Венеция махнула рукой, но Барбара поджала губы и серьезно добавила:

– Ты плохо выглядишь. У тебя мешки под глазами, дорогая. Жизнь за городом, кажется, не идет тебе на пользу.

– О, я просто устала… последнее время поздно ложусь… не будь мегерой, – рассмеялась Венеция, хотя ей было не до смеха.

Она понимала, что Барбара права. Да, Майк ревновал к Мейбл, и она ничего не могла поделать с этим, И никакая страсть к нему не заставит ее быть несправедливо суровой к дочери и усложнить ей жизнь.
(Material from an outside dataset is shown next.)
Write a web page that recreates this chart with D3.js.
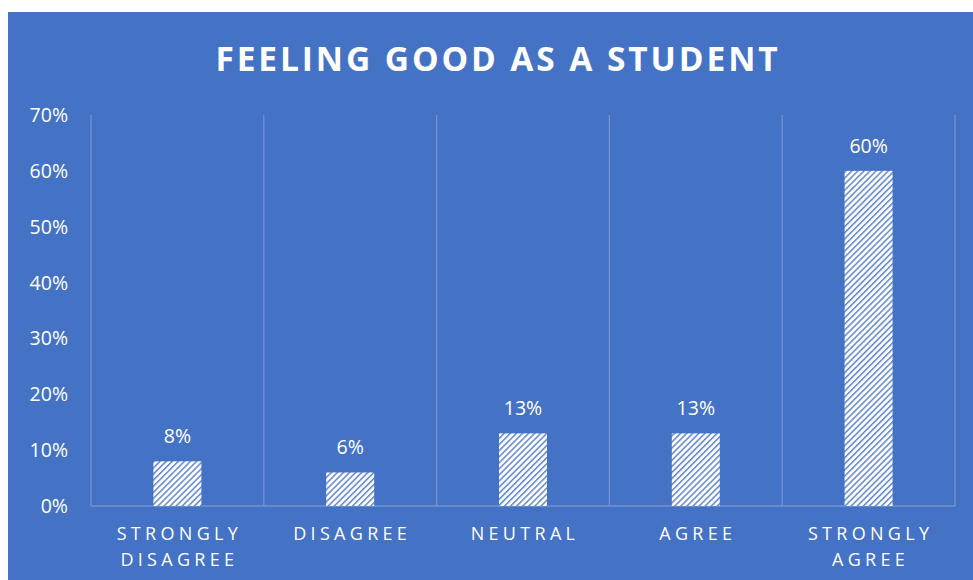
<!DOCTYPE html>
<html><head><meta charset="utf-8">
<script src="https://cdn.jsdelivr.net/npm/d3@7"></script>
<style>body{margin:0;background:#fff}svg{display:block}</style>
</head><body>
<script>
const categories = [["STRONGLY","DISAGREE"],["DISAGREE"],["NEUTRAL"],["AGREE"],["STRONGLY","AGREE"]];
const values = [0.08, 0.06, 0.13, 0.13, 0.60];
const valueLabels = ["8%","6%","13%","13%","60%"];
const yTicks = [0,0.1,0.2,0.3,0.4,0.5,0.6,0.7];
const title = "FEELING GOOD AS A STUDENT";

(function(){
const W=973,H=580, bg="#4472C4", grid="#7393D3";
const svg=d3.select("body").append("svg").attr("width",W).attr("height",H);
const defs=svg.append("defs");
const pat=defs.append("pattern").attr("id","hatch").attr("patternUnits","userSpaceOnUse")
  .attr("width",4.3).attr("height",4.3).attr("patternTransform","rotate(45)");
pat.append("rect").attr("width",4.3).attr("height",4.3).attr("fill","#fff");
pat.append("rect").attr("x",0).attr("y",0).attr("width",1.5).attr("height",4.3).attr("fill","#5F86CE");

svg.append("rect").attr("x",8).attr("y",12).attr("width",W-8).attr("height",H-12).attr("fill",bg);

svg.append("text").attr("x",498).attr("y",71).attr("text-anchor","middle")
  .attr("font-family","'Open Sans'").attr("font-weight","bold").attr("font-size",33.5)
  .attr("letter-spacing",2.9).attr("fill","#fff").text(title);

const pl=91,pr=955,pt=115,pb=506;
const x=d3.scaleBand().domain(d3.range(categories.length)).range([pl,pr]).paddingInner(0).paddingOuter(0);
const y=d3.scaleLinear().domain([0,0.7]).range([pb,pt]);

const bounds=d3.range(categories.length+1).map(i=>i<categories.length?x(i):x(categories.length-1)+x.bandwidth());
svg.append("g").selectAll("line").data(bounds).join("line")
  .attr("x1",d=>d).attr("x2",d=>d).attr("y1",pt).attr("y2",pb)
  .attr("stroke",grid).attr("stroke-width",1.3);
svg.append("line").attr("x1",pl).attr("x2",pr).attr("y1",pb).attr("y2",pb)
  .attr("stroke",grid).attr("stroke-width",1.3);

svg.append("g").selectAll("text").data(yTicks).join("text")
  .attr("x",68).attr("y",d=>y(d)+7).attr("text-anchor","end")
  .attr("font-family","'Open Sans'").attr("font-size",19.5).attr("fill","#fff")
  .text(d=>d3.format(".0%")(d));

const bw=48;
svg.append("g").selectAll("rect").data(values).join("rect")
  .attr("x",(d,i)=>x(i)+x.bandwidth()/2-bw/2).attr("width",bw)
  .attr("y",d=>y(d)).attr("height",d=>pb-y(d)).attr("fill","url(#hatch)");

svg.append("g").selectAll("text").data(values).join("text")
  .attr("x",(d,i)=>x(i)+x.bandwidth()/2).attr("y",d=>y(d)-18).attr("text-anchor","middle")
  .attr("font-family","'Open Sans'").attr("font-size",19.5).attr("fill","#fff")
  .text((d,i)=>valueLabels[i]);

const cg=svg.append("g");
categories.forEach((lines,i)=>{
  lines.forEach((ln,j)=>{
    cg.append("text").attr("x",x(i)+x.bandwidth()/2+2).attr("y",540+j*26).attr("text-anchor","middle")
      .attr("font-family","'Open Sans'").attr("font-size",18).attr("letter-spacing",4.3).attr("fill","#fff").text(ln);
  });
});
})();
</script>
</body></html>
– Я думаю, – язвительно продолжала Барбара, – что Майк лучше бы отнесся к падчерице, будь ей семь или семнадцать лет. Но Мейбл находится в переломном возрасте, и он не знает, как вести себя с ней.

Венеция знала, что и это правда.

Просто удивительно, как быстро улучшилось настроение Майка, когда уехала Мейбл, и они остались опять вдвоем.
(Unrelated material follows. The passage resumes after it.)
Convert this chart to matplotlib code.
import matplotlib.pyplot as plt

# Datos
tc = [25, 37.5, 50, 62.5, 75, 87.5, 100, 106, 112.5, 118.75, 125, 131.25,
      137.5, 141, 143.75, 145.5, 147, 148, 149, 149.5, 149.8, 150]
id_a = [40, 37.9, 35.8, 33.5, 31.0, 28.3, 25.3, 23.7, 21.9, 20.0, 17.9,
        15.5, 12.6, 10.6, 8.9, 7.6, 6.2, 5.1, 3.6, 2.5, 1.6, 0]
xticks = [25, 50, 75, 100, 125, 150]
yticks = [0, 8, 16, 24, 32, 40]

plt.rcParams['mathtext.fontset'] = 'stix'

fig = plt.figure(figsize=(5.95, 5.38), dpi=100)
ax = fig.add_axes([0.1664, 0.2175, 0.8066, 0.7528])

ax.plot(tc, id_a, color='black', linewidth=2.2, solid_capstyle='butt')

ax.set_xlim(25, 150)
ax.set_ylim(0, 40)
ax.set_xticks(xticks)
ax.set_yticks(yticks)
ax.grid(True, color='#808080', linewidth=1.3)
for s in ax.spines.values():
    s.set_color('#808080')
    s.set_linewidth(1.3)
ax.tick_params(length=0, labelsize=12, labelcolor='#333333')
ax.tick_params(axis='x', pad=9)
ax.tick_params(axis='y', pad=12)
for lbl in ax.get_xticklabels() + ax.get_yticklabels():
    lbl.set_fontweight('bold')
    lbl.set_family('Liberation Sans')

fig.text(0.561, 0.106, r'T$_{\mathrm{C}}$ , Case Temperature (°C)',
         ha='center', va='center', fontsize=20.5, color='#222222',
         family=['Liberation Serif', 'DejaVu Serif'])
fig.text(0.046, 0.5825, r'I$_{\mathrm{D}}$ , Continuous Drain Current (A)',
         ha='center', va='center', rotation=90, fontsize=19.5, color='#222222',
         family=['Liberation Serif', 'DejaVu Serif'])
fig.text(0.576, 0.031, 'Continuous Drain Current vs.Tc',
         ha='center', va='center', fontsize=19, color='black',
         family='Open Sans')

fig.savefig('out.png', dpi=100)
Тем же вечером, заключив Венецию в свои объятия, с обезоруживающей простотой он сказал ей, что очень сожалеет, что порой делается раздражительным, но отныне его милая Венеция будет принадлежать только ему одному.

– Я незаметно сунул Мейбл фунт на карманные расходы, – заговорщически шепнул он.

– Очень мило с твоей стороны, – проговорила Венеция, размышляя над тем, как сделать, чтобы Майк понял, что молодой девушке требуются не деньги, а чуткое внимание.

Не могла она также сказать ему, что как бы сильно она его ни любила, в этот вечер ей страшно недостает Мейбл, и, проходя мимо крохотной спальни, которая будет пустовать три долгих месяца, она почувствовала, как комок подступил к горлу. Нет, он ничего, конечно, не поймет.

Затем в конце ноября у отца Майка случился сердечный припадок и он умер. Венеция только раза два навещала старика и, признаться, мало переживала по этому поводу. Но Майк с явным облегчением узнал о случившимся.